Co-operative storytelling means you're co-operating to tell a story, but says nothing about what that story might consist of.
Okay? Who said it did?

The point is literally that the game as it is run these days is about cooperative storytelling first, simulation a thousand years behind that, and player skill in varying positions along the spectrum between the two.

And because it is about cooperative storytelling and not that old school vibe, people expect the game to present interesting encounters rather than cakewalks. People find original 5e ambushes boring because it might as well just be narrated as a success without them doing anything. If I am roleplaying hunting in the "for food" sense, don't make me spend three rounds shooting the mutant dear, just take my success at ambushing it as a success at hunting it and move on. I am not here to have my time wasted.

And literally when I run the game, if the PCs get the drop on someone so completely that there is no chance of any outcome other than a cakewalk, I don't call for initiative, I just ask them how they take out the poor sods and then carry on with the scene.
Yes, but that game is simulating what, in terms of the characters' reality?

Combat as war, where blood flows, survival is job one, and characters (and opponents) die in messy fashion?

Or combat as sport, where dramatic poses are struck, the foes die cleanly, and nobody else comes to any real harm?
Neither. It's a game. It isn't simulating anything, we are playing a game.

If you insist on any roleplaying game action to be some sort of simulation of something, then still neither. It is cinematic combat. The stakes are "real" within the fiction and in the sense that PCs can die, death isn't messy unless everyone at the table actually likes their action scenes gory, no one is striking dramatic poses (what an exceptionally weird thing to suggest), and there are often stakes much bigger and more important than individual survival because the PCs are quite often (possibly most of the time) heroes.

Lets take Terminator 2: Judgement Day as an example.

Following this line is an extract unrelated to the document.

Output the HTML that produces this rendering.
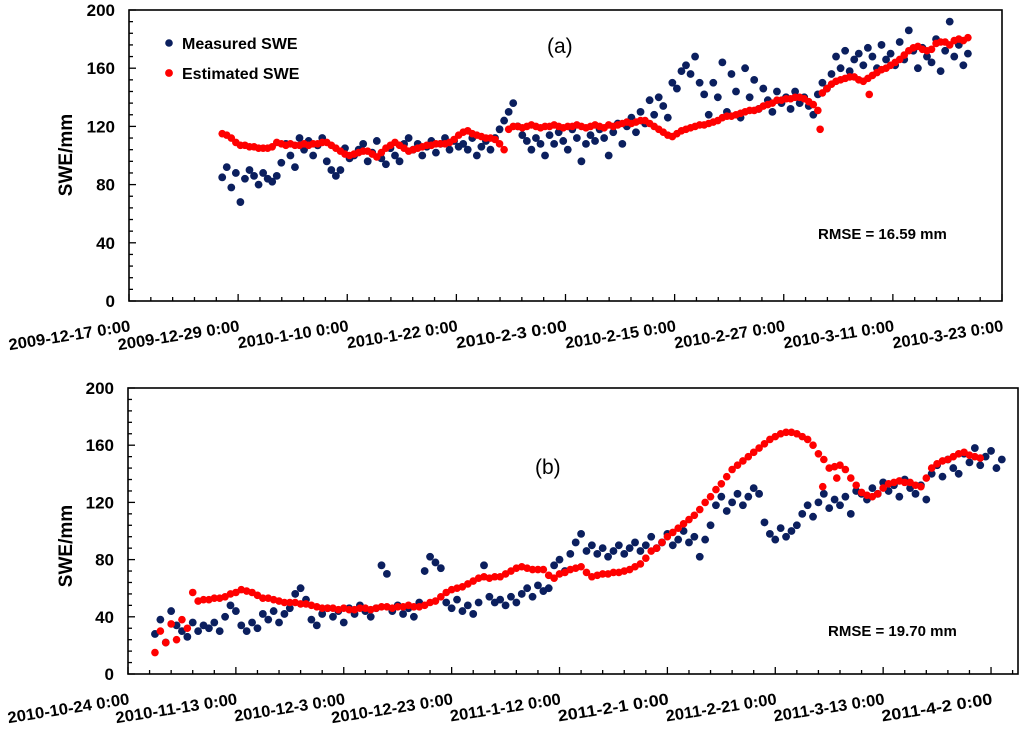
<!DOCTYPE html>
<html><head><meta charset="utf-8"><style>
body{margin:0;background:#fff;}
svg{display:block;font-family:"Liberation Sans",sans-serif;}
</style></head><body>
<svg id="c" width="1024" height="739" viewBox="0 0 1024 739"></svg>
<script>
// Panel (a) data: start day 10.25 after 2009-12-17, step 0.5 day
const measuredA = [85,92,78,88,68,84,90,86,80,88,84,82,86,
95,108,100,92,112,
104,110,100,107,112,96,90,
86,90,105,98,
100,104,108,96,102,110,98,94,105,100,96,108,
112,104,108,100,106,110,102,108,112,104,110,106,
108,104,112,100,106,110,104,112,
118,124,130,136,120,114,
110,104,112,108,100,114,108,116,110,104,118,112,96,108,114,110,118,112,
100,116,122,108,120,126,116,130,122,138,128,
140,134,126,150,146,158,162,156,168,150,142,
128,150,140,164,130,156,144,126,160,140,152,132,146,
138,130,144,136,140,132,144,
136,140,134,128,142,150,146,156,
168,160,172,158,166,170,162,174,168,160,176,166,
170,162,178,166,186,172,160,174,168,164,180,158,172,192,168,176,162,170];
const estimatedA = [115,114,112,109,107,107,106,106,105,105,105,106,109,108,107,108,107,107,108,107,108,108,109,109,107,105,103,101,100,101,102,103,103,101,99,102,105,107,109,107,105,103,104,105,106,107,107,108,108,108,109,111,114,116,117,115,114,113,112,112,111,108,104,118,120,
120,119,120,121,120,119,120,120,121,120,119,120,120,121,
120,119,120,121,120,119,121,120,121,122,123,122,123,124,124,122,120,118,116,114,113,115,117,118,119,120,121,121,122,123,124,126,127,127,128,129,130,131,131,132,134,135,136,138,138,139,139,140,140,139,137,135,131,143,146,149,151,152,153,154,154,152,151,153,155,157,159,160,162,164,166,169,172,174,175,173,172,173,177,178,178,176,179,180,179,181];
const outlierDaysA = [76.0, 81.4];
const outlierValsA = [118, 142];
// Panel (b) data: start day 5 after 2010-10-24, step 1 day
const measuredB = [28,38,22,44,34,30,26,36,30,34,32,36,30,40,48,44,34,30,36,32,42,38,44,36,42,46,56,60,52,38,34,42,46,40,44,36,46,42,48,44,40,46,76,70,44,48,42,46,40,50,72,82,78,74,50,46,52,44,48,42,50,76,54,50,52,48,54,50,56,60,54,62,58,60,76,80,72,84,92,98,86,90,84,88,82,86,90,84,88,92,86,90,96,88,92,98,90,94,100,92,96,82,94,104,118,124,114,120,126,118,124,130,126,106,98,94,102,96,100,104,112,118,110,120,126,116,122,118,124,112,128,126,122,130,126,134,128,132,124,136,130,126,132,122,140,146,138,150,144,140,154,148,158,146,152,156,144,150];
const estimatedB = [15,30,22,35,24,38,32,57,51,52,52,53,53,54,56,57,59,58,57,55,53,53,52,51,50,50,50,49,49,48,47,46,46,46,45,46,45,45,46,46,45,46,47,47,46,47,47,48,47,47,48,50,51,54,57,59,60,61,63,65,67,68,67,68,68,70,72,74,75,74,73,73,73,69,67,70,71,73,74,75,71,68,69,70,70,71,71,72,73,75,77,81,86,88,92,96,99,102,105,108,111,115,120,124,129,133,138,143,146,149,152,155,158,161,164,166,168,169,169,168,166,164,160,154,150,144,145,146,143,137,132,127,125,124,126,130,133,134,135,134,134,132,131,137,144,147,149,150,152,154,155,153,152,151];
const outlierDaysB = [128.8, 131.4];
const outlierValsB = [131, 137];
const yTicks = [0,40,80,120,160,200];
const xLabelsA = ["2009-12-17 0:00","2009-12-29 0:00","2010-1-10 0:00","2010-1-22 0:00","2010-2-3 0:00","2010-2-15 0:00","2010-2-27 0:00","2010-3-11 0:00","2010-3-23 0:00"];
const xLabelsB = ["2010-10-24 0:00","2010-11-13 0:00","2010-12-3 0:00","2010-12-23 0:00","2011-1-12 0:00","2011-2-1 0:00","2011-2-21 0:00","2011-3-13 0:00","2011-4-2 0:00"];

const NS="http://www.w3.org/2000/svg";
const svg=document.getElementById('c');
function mk(tag,attrs,parent){const e=document.createElementNS(NS,tag);for(const k in attrs)e.setAttribute(k,attrs[k]);(parent||svg).appendChild(e);return e;}
const B='font-weight:bold;fill:#000;';

function panel(p){
  const g=mk('g',{});
  
  
  const xs=d=>p.x0+(d/p.days)*(p.x1-p.x0);
  const ys=v=>p.yb-(v/200)*(p.yb-p.yt);
  const fr=mk('rect',{x:p.x0,y:p.yt,width:p.x1-p.x0,height:p.yb-p.yt,fill:'none',stroke:'#000','stroke-width':1.6},g);
  
  
  for(let v=0;v<=200;v+=8){
    const major=v%40===0;
    mk('line',{x1:p.x0,x2:p.x0+(major?7:4),y1:ys(v),y2:ys(v),stroke:'#000','stroke-width':1.3},g);
  }
  yTicks.forEach(v=>{
    const t=mk('text',{x:p.x0-14,y:ys(v)+6,'text-anchor':'end',style:B+'font-size:17px'},g);
    t.textContent=v;
    
    
  });
  const minor=p.step/5;
  for(let i=0;i*minor<=p.days+0.01;i++){
    const d=i*minor;const major=i%5===0;
    mk('line',{x1:xs(d),x2:xs(d),y1:p.yb,y2:p.yb-(major?7:4),stroke:'#000','stroke-width':1.3},g);
  }
  p.labels.forEach((s,i)=>{
    const x=xs(i*p.step)+2, y=p.yb+30;
    const t=mk('text',{x:x,y:y,'text-anchor':'end',style:B+'font-size:16px',transform:`rotate(-9 ${x} ${y})`,textLength:s.length>14?123:112,lengthAdjust:'spacingAndGlyphs'},g);
    t.textContent=s;
    
    
  });
  const yt=mk('text',{x:p.yTitleX,y:p.yTitleY,'text-anchor':'middle',style:B+'font-size:19px',transform:`rotate(-90 ${p.yTitleX} ${p.yTitleY})`},g);
  yt.textContent='SWE/mm';
  
  
  const gm=mk('g',{fill:'#0b1f5e'},g);
  
  
  p.meas.forEach((v,i)=>{
    const c=mk('circle',{cx:xs(p.start+i*p.dstep),cy:ys(v),r:3.9},gm);
    
    
  });
  const ge=mk('g',{fill:'#ff0000'},g);
  
  
  p.est.forEach((v,i)=>{
    const c=mk('circle',{cx:xs(p.start+i*p.dstep),cy:ys(v),r:3.8},ge);
    
    
  });
  p.od.forEach((d,i)=>{
    const c=mk('circle',{cx:xs(d),cy:ys(p.ov[i]),r:3.8},ge);
    
    
  });
  const lab=mk('text',{x:p.labX,y:p.labY,style:'font-size:21px;fill:#000'},g);
  lab.textContent=p.tag;
  
  
  const r=mk('text',{x:p.rX,y:p.rY,style:B+'font-size:15px'},g);
  r.textContent=p.rmse;
  
  
}
panel({name:'panel-a',x0:129,x1:1002,yt:10,yb:301,days:96,step:12,labels:xLabelsA,start:10.25,dstep:0.5,meas:measuredA,est:estimatedA,od:outlierDaysA,ov:outlierValsA,yTitleX:72,yTitleY:155,tag:'(a)',labX:547,labY:53,rX:818,rY:239,rmse:'RMSE = 16.59 mm'});
panel({name:'panel-b',x0:128,x1:1018,yt:388,yb:674,days:165,step:20,labels:xLabelsB,start:5,dstep:1,meas:measuredB,est:estimatedB,od:outlierDaysB,ov:outlierValsB,yTitleX:72,yTitleY:546,tag:'(b)',labX:535,labY:474,rX:828,rY:636,rmse:'RMSE = 19.70 mm'});
const lg=mk('g',{});


const l1=mk('circle',{cx:169,cy:43,r:3.8,fill:'#0b1f5e'},lg);


const t1=mk('text',{x:182,y:49,style:B+'font-size:16px'},lg);t1.textContent='Measured SWE';


const l2=mk('circle',{cx:169,cy:73,r:3.9,fill:'#ff0000'},lg);


const t2=mk('text',{x:182,y:79,style:B+'font-size:16px'},lg);t2.textContent='Estimated SWE';


</script>
</body></html>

When people die, the camera doesn't linger on them, it doesn't show innocent people dying when things blow up, it doesn't show limbs flying, people screaming for hours in prolongue pain as they slowly bleed to death, etc.

But when Dyson dies, the moment is real, the stakes are permanent and matter, and absolutely nothing about it is "sport".

That is what we are talking about, not whatever strangeness you have concocted to argue against instead of what I or anyone else actually said.